Make an exact transcription of the material, leaving out all images.
┄┄┄┄┄┄┄┄┄┄┄┄┄┄┄┄┄┄┄┄
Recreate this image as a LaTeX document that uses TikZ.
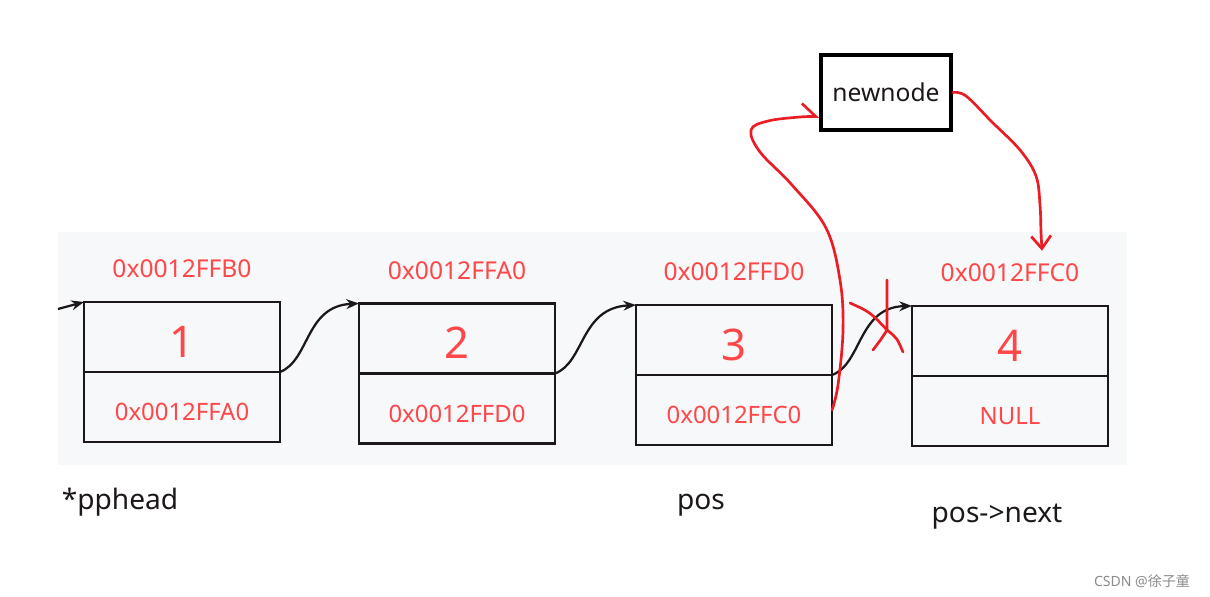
\documentclass[tikz,border=0pt]{standalone}
\usepackage{fontspec}
\setmainfont{Noto Sans}
\newfontfamily\cjkfont{Noto Sans CJK SC}
\usetikzlibrary{positioning, arrows.meta}
\definecolor{addr}{RGB}{255,70,72}
\definecolor{pen}{RGB}{234,28,36}
\definecolor{panel}{RGB}{247,248,250}
\definecolor{ink}{RGB}{28,24,26}

\begin{document}
\begin{tikzpicture}[x=0.025cm, y=-0.025cm,
  cell/.style={draw=ink, line width=1.9pt, outer sep=0pt, inner sep=0pt, minimum width=4.9cm, minimum height=1.75cm, text=addr, text depth=0pt},
  val/.style={cell, font=\fontsize{31}{31}\selectfont, text height=29pt},
  ptr/.style={cell, font=\fontsize{17}{17}\selectfont, text height=19.5pt},
  addrlbl/.style={text=addr, font=\fontsize{17.5}{17.5}\selectfont},
  varlbl/.style={text=ink, font=\fontsize{20}{20}\selectfont},
  link/.style={draw=ink, line width=1.6pt, -{Stealth[length=9pt, width=7pt]}},
  pen line/.style={draw=pen, line width=1.9pt, line cap=round, line join=round}]
\fill[white] (0,0) rectangle (1210,597);
\useasboundingbox (0,0) rectangle (1210,597);
\fill[panel] (58,232) rectangle (1127,465);

% list cells
\node[val] (d1) at (182,337) {1};
\node[ptr, below=0pt of d1] (p1) {0x0012FFA0};
\node[val] (d2) at (457,338.5) {2};
\node[ptr, below=0pt of d2] (p2) {0x0012FFD0};
\node[val] (d3) at (734,340) {3};
\node[ptr, below=0pt of d3] (p3) {0x0012FFC0};
\node[val] (d4) at (1010,341) {4};
\node[ptr, below=0pt of d4] (p4) {NULL};

\node[addrlbl, above=0.48cm of d1] (a1) {0x0012FFB0};
\node[addrlbl, above=0.48cm of d2] (a2) {0x0012FFA0};
\node[addrlbl, above=0.48cm of d3] (a3) {0x0012FFD0};
\node[addrlbl, above=0.48cm of d4] (a4) {0x0012FFC0};

\node[varlbl] (head) at (120,502) {*pphead};
\node[varlbl] (pos) at (701,505) {pos};
\node[varlbl] (posnext) at (997,517) {pos->next};

\node[draw=black, line width=2.6pt, minimum width=3.25cm, minimum height=1.875cm, font=\fontsize{17.5}{17.5}\selectfont, text=ink] (nn) at (886,92.5) {newnode};

% links
\coordinate (in0) at (58,309);
\draw[link] (in0) -- (d1.north west);
\draw[link] (p1.north east) .. controls (310,360) and (305,306) .. (d2.north west);
\draw[link] (p2.north east) .. controls (585,362) and (580,308) .. (d3.north west);
\draw[link] (p3.north east) .. controls (862,364) and (858,307) .. (d4.north west);

% hand-drawn insertion
\draw[pen line, -{Straight Barb[harpoon, length=10pt, width=18pt]}] plot[smooth, tension=0.6] coordinates {(p3.east) (838,385) (843,330) (840,280) (826,228) (792,185) (760,152) (751,130) (768,121) (800,117) ([yshift=-0.6cm]nn.west)};
\draw[pen line, -{Straight Barb[length=9pt, width=14pt]}] plot[smooth, tension=0.6] coordinates {(nn.east) (966,96) (992,122) (1020,150) (1036,176) (1040,205) (1041,232) ([xshift=0.8cm, yshift=0.2cm]a4.north)};

% crossed-out link
\draw[pen line] (887,280) -- (887,330) .. controls (882,338) .. (873,350);
\draw[pen line] (850,303) .. controls (870,312) .. (887,330) .. controls (897,338) .. (903,352);

\node[text=black!45, font=\fontsize{10}{10}\selectfont, anchor=east] (mark) at (1195,581) {CSDN @{\cjkfont 徐子童}};
\end{tikzpicture}
\end{document}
┄┄┄┄┄┄┄┄┄┄┄┄┄┄┄┄┄┄┄┄
→ RIGHT ANSWER
Recreate this image as a LaTeX document that uses TikZ.
\documentclass[tikz,border=0pt]{standalone}
\usepackage{fontspec}
\setmainfont{Noto Sans}
\newfontfamily\cjkfont{Noto Sans CJK SC}
\usetikzlibrary{positioning, arrows.meta}
\definecolor{addr}{RGB}{255,70,72}
\definecolor{pen}{RGB}{234,28,36}
\definecolor{panel}{RGB}{247,248,250}
\definecolor{ink}{RGB}{28,24,26}

\begin{document}
\begin{tikzpicture}[x=0.025cm, y=-0.025cm,
  cell/.style={draw=ink, line width=1.9pt, outer sep=0pt, inner sep=0pt, minimum width=4.9cm, minimum height=1.75cm, text=addr, text depth=0pt},
  val/.style={cell, font=\fontsize{31}{31}\selectfont, text height=29pt},
  ptr/.style={cell, font=\fontsize{17}{17}\selectfont, text height=19.5pt},
  addrlbl/.style={text=addr, font=\fontsize{17.5}{17.5}\selectfont},
  varlbl/.style={text=ink, font=\fontsize{20}{20}\selectfont},
  link/.style={draw=ink, line width=1.6pt, -{Stealth[length=9pt, width=7pt]}},
  pen line/.style={draw=pen, line width=1.9pt, line cap=round, line join=round}]
\fill[white] (0,0) rectangle (1210,597);
\useasboundingbox (0,0) rectangle (1210,597);
\fill[panel] (58,232) rectangle (1127,465);

% list cells
\node[val] (d1) at (182,337) {1};
\node[ptr, below=0pt of d1] (p1) {0x0012FFA0};
\node[val] (d2) at (457,338.5) {2};
\node[ptr, below=0pt of d2] (p2) {0x0012FFD0};
\node[val] (d3) at (734,340) {3};
\node[ptr, below=0pt of d3] (p3) {0x0012FFC0};
\node[val] (d4) at (1010,341) {4};
\node[ptr, below=0pt of d4] (p4) {NULL};

\node[addrlbl, above=0.48cm of d1] (a1) {0x0012FFB0};
\node[addrlbl, above=0.48cm of d2] (a2) {0x0012FFA0};
\node[addrlbl, above=0.48cm of d3] (a3) {0x0012FFD0};
\node[addrlbl, above=0.48cm of d4] (a4) {0x0012FFC0};

\node[varlbl] (head) at (120,502) {*pphead};
\node[varlbl] (pos) at (701,505) {pos};
\node[varlbl] (posnext) at (997,517) {pos->next};

\node[draw=black, line width=2.6pt, minimum width=3.25cm, minimum height=1.875cm, font=\fontsize{17.5}{17.5}\selectfont, text=ink] (nn) at (886,92.5) {newnode};

% links
\coordinate (in0) at (58,309);
\draw[link] (in0) -- (d1.north west);
\draw[link] (p1.north east) .. controls (310,360) and (305,306) .. (d2.north west);
\draw[link] (p2.north east) .. controls (585,362) and (580,308) .. (d3.north west);
\draw[link] (p3.north east) .. controls (862,364) and (858,307) .. (d4.north west);

% hand-drawn insertion
\draw[pen line, -{Straight Barb[harpoon, length=10pt, width=18pt]}] plot[smooth, tension=0.6] coordinates {(p3.east) (838,385) (843,330) (840,280) (826,228) (792,185) (760,152) (751,130) (768,121) (800,117) ([yshift=-0.6cm]nn.west)};
\draw[pen line, -{Straight Barb[length=9pt, width=14pt]}] plot[smooth, tension=0.6] coordinates {(nn.east) (966,96) (992,122) (1020,150) (1036,176) (1040,205) (1041,232) ([xshift=0.8cm, yshift=0.2cm]a4.north)};

% crossed-out link
\draw[pen line] (887,280) -- (887,330) .. controls (882,338) .. (873,350);
\draw[pen line] (850,303) .. controls (870,312) .. (887,330) .. controls (897,338) .. (903,352);

\node[text=black!45, font=\fontsize{10}{10}\selectfont, anchor=east] (mark) at (1195,581) {CSDN @{\cjkfont 徐子童}};
\end{tikzpicture}
\end{document}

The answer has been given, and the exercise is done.